Ze wspomnień mjr. Seweryna Kozyry
W miesiącu grudniu 1938 znalazłem się i ja ze swym Oddziałem Wydzielonym z 30 Dywizji Piechoty z Polesia – w sile jednej kompanii strzeleckiej + pluton ciężkich karabinów maszynowych, w sumie około plus minus 200 ludzi we wsi Jawora/pow. Turka i Stryjem woj. lwowskie ze znanym celem. Wchodziłem w skład batalionu dowodzącego przez mjr. Szlichtingera w 79 p.p. Moja kompania miała: 3 plutony strzeleckie i jeden pluton C.K.M. pod dowództwem oficerów w stopniu p.poruczników w tym, że dowódcy plutonu C.K.M. był porucznikiem. Ja w tym czasie byłem kapitanem. Posiadałem jedną kuchnię polową, jeden wóz przykuchenny, jeden wóz sanitarny, 2 wozy amunicyjne. Jednostek ognia ostrej amunicji miałem 6 z tym, że 2 jednostki stale były przy żołnierzach, a 4 jednostki na wozach.
Były to piękne strony i okolice. Niedaleko słynny Rozłucz i Sianki. Tu są źródła Dniestru i Stryja i Sanu.
Pod płaszczykiem ćwiczeń narciarskich, wojsko zapewniło spokój w tym rejonie pow. Turka k. Stryja, oraz uniemożliwiało przechodzenie Ukraińców na drugą stronę granicy, do tworzącej się za Karpatami armii ukraińskiej. Były wypadki, że wojsko, gdy złapało przekradającego się Ukraińca na druga strony granicy z bronią, lub na odwrót, to taki delikwent był kończony na miejscu. Węgrzy napotykając słaby stosunkowo opór ze strony Ukraińców, w ciężkich warunkach zimowych i terenowych zajmowali całą Ruś Zakarpacką, aż po naszą granicę.

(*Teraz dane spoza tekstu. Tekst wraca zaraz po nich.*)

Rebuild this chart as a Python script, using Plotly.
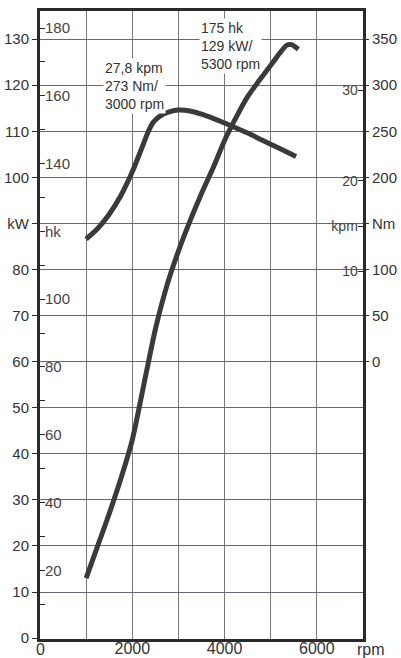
import plotly.graph_objects as go

# ---- data ----
rpm_power = [1000, 1250, 1500, 1750, 2000, 2250, 2500, 2750, 3000, 3250, 3500, 3750, 4000, 4250, 4500, 4750, 5000, 5200, 5350, 5450, 5600]
power_kw = [13, 20, 27, 34.5, 43, 55, 67, 76.5, 84, 90.5, 96.5, 102, 108, 113, 117.5, 121, 124.3, 127, 128.7, 128.8, 127.8]

rpm_torque = [1000, 1250, 1500, 1750, 2000, 2200, 2350, 2450, 2600, 2800, 3000, 3250, 3500, 3750, 4000, 4250, 4500, 4750, 5000, 5250, 5550]
torque_nm = [133, 144.5, 160, 180, 206, 231, 250, 259.5, 266.5, 271, 273, 272, 268.5, 264, 259, 253.5, 248, 242, 236, 230, 222.5]

x_tickvals = [2000, 4000, 6000]
x_ticktext = ["2000", "4000", "6000"]

kw_tickvals = list(range(0, 140, 10))
kw_ticktext = [("kW" if v == 90 else str(v)) for v in kw_tickvals]

hk_tickvals = list(range(10, 190, 10))
hk_ticktext = [("hk" if v == 120 else (str(v) if v % 20 == 0 else "")) for v in hk_tickvals]

nm_tickvals = list(range(0, 400, 50))
nm_ticktext = [("Nm" if v == 150 else str(v)) for v in nm_tickvals]

kpm_tickvals = [10, 15, 20, 30]
kpm_ticktext = ["10", "kpm", "20", "30"]

# unit conversions
KW_TO_HK = 1.3596
NM_PER_KPM = 9.80665

# axis ranges (kW primary; others are linear transforms of it)
KW_RANGE = [-0.2, 136.1]
NM_RANGE = [(KW_RANGE[0] - 60) * 5, (KW_RANGE[1] - 60) * 5]
HK_RANGE = [KW_RANGE[0] * KW_TO_HK, KW_RANGE[1] * KW_TO_HK]
KPM_RANGE = [NM_RANGE[0] / NM_PER_KPM, NM_RANGE[1] / NM_PER_KPM]

power_hk = [v * KW_TO_HK for v in power_kw]
torque_kpm = [v / NM_PER_KPM for v in torque_nm]

INK = "#3a3a3a"
TXT = "#333333"
FONT = "Liberation Sans, Arial, sans-serif"
LINE = dict(color=INK, width=5, shape="spline", smoothing=0.7)

fig = go.Figure()
fig.add_trace(go.Scatter(x=rpm_power, y=power_kw, mode="lines", line=LINE,
                         yaxis="y", showlegend=False, hoverinfo="skip"))
fig.add_trace(go.Scatter(x=rpm_torque, y=torque_nm, mode="lines", line=LINE,
                         yaxis="y2", showlegend=False, hoverinfo="skip"))
# same curves expressed in hk and kpm (coincide exactly; transparent, they carry the inner scales)
fig.add_trace(go.Scatter(x=rpm_power, y=power_hk, mode="lines", line=dict(width=0),
                         opacity=0, yaxis="y3", showlegend=False, hoverinfo="skip"))
fig.add_trace(go.Scatter(x=rpm_torque, y=torque_kpm, mode="lines", line=dict(width=0),
                         opacity=0, yaxis="y4", showlegend=False, hoverinfo="skip"))

fig.update_layout(
    width=401, height=658,
    margin=dict(l=40, r=38, t=11, b=19),
    paper_bgcolor="white", plot_bgcolor="white",
    font=dict(family=FONT, color=TXT, size=14),
    xaxis=dict(range=[0, 7000], showgrid=True, gridcolor="#777777", gridwidth=1,
               dtick=1000, tick0=0,
               tickmode="array", tickvals=[1000 * i for i in range(8)],
               ticktext=[(str(1000 * i) if (1000 * i) in x_tickvals else "") for i in range(8)],
               ticks="", ticklen=0,
               showline=True, linecolor="#2a2a2a", linewidth=3, mirror=True,
               tickfont=dict(size=16), zeroline=False, automargin=False,
               ticklabelstandoff=-7, ticklabeloverflow="allow"),
    yaxis=dict(range=KW_RANGE, tickmode="array", tickvals=kw_tickvals, ticktext=kw_ticktext,
               ticks="outside", ticklen=5, tickcolor="#2a2a2a", tickwidth=1,
               showgrid=True, gridcolor="#6b6478", gridwidth=1,
               showline=True, linecolor="#2a2a2a", linewidth=3, mirror=True,
               zeroline=False, tickfont=dict(size=15), automargin=False),
    yaxis3=dict(range=HK_RANGE, overlaying="y", side="left", anchor="x",
                tickmode="array", tickvals=hk_tickvals, ticktext=hk_ticktext,
                ticks="inside", ticklen=5, tickcolor="#2a2a2a", tickwidth=1,
                ticklabelposition="inside", showgrid=False, showline=False, zeroline=False,
                tickfont=dict(size=15), automargin=False),
    yaxis2=dict(range=NM_RANGE, overlaying="y", side="right", anchor="x",
                tickmode="array", tickvals=nm_tickvals, ticktext=nm_ticktext,
                ticks="outside", ticklen=5, tickcolor="#2a2a2a", tickwidth=1,
                showgrid=False, showline=False, zeroline=False, tickfont=dict(size=15),
                automargin=False),
    yaxis4=dict(range=KPM_RANGE, overlaying="y", side="right", anchor="x",
                tickmode="array", tickvals=kpm_tickvals, ticktext=kpm_ticktext,
                ticks="inside", ticklen=5, tickcolor="#2a2a2a", tickwidth=1,
                ticklabelposition="inside", showgrid=False, showline=False, zeroline=False,
                tickfont=dict(size=14), automargin=False),
)

# origin label of the rpm axis and its unit
fig.add_annotation(x=0, y=0, xref="x", yref="y", text="0", showarrow=False,
                   xanchor="center", yanchor="top", yshift=-1,
                   font=dict(size=16, color=TXT))
fig.add_annotation(x=7000, y=0, xref="x", yref="y", text="rpm", showarrow=False,
                   xanchor="center", yanchor="top", xshift=8, yshift=-1,
                   font=dict(size=16, color=TXT))
fig.add_annotation(x=3435, y=134.5, xref="x", yref="y",
                   text="175 hk<br>129 kW/<br>5300 rpm", showarrow=False,
                   xanchor="left", yanchor="top", align="left",
                   bgcolor="white", borderpad=1, font=dict(size=14, color=TXT))
fig.add_annotation(x=1370, y=125.9, xref="x", yref="y",
                   text="27,8 kpm<br>273 Nm/<br>3000 rpm", showarrow=False,
                   xanchor="left", yanchor="top", align="left",
                   bgcolor="white", borderpad=1, font=dict(size=14, color=TXT))

fig.write_html("out.html", config={"displayModeBar": False},
               post_script="document.body.style.margin='0';document.body.style.padding='0';")
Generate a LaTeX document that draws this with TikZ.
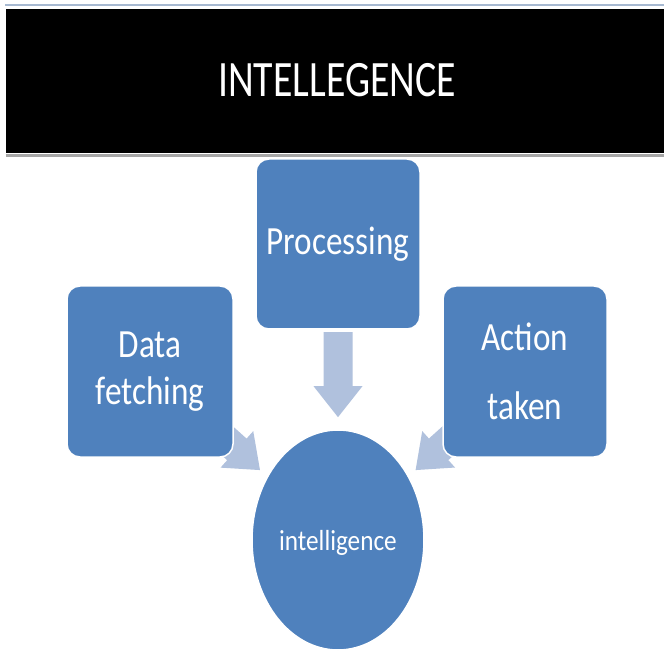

Spotkanie wojska węgierskiego i polskiego w którym brałem udział , nastąpiło na przełęczy Użockiej. Spotkanie było bardzo serdecznie. Były przemówienia. Z naszej strony mówił generał Fabrycy, natomiast ze strony węgierskiej jakiś pułkownik – d-ca brygady. Kuchnie batalionu nakarmiły również Węgrów. Oficerowie spożyli posiłek wspólnie z oficerami węgierskimi. Czesi zatrudnieni w administracji w Słowacji, przechodzili granicę na naszą stronę i drogę przez Kraków udawali się do Czech. W m-cu marcu 1939 r. na skutek napiętej sytuacji międzynarodowej spowodowanej przez wyraźne dążenie Hitlera do wojny, częściowej mobilizacji naszej armii, zostałem odwołany wraz z moją kompanią z Małopolski Wschodniej i drogą przez Lwów, Włodzimierz Wołyński, Brześć, wracałem do Pińska i Łunińca zostawiając po drodze w Brześciu – pluton w 82 p.p. w Kobryniu – pluton z 83 p.p. w Pińsku, pluton 84 p.p. i w Łunińcu pluton
2 III/84 p.p. Byłem zupełnie zaskoczony, gdy na stacji kolejowej w Brześciu spotkałem w transporcie na zachód, mój 84 p.p. zmobilizowany. Zameldowałem się u dowódcy pułku płk. dypl. Stanisława Sztajerki, który mi oświadczył, że mam jechać do Pińska, gdzie mam zorganizować powołanych obecnie rekrutów
w Baon, mam być jego dowódcą i szkolić go. Zaś po okresie 3 m-cy, baon ten po selekcji na stać się baonem szkolnym i mam szkolić go do roli st. strzelców i kaprali.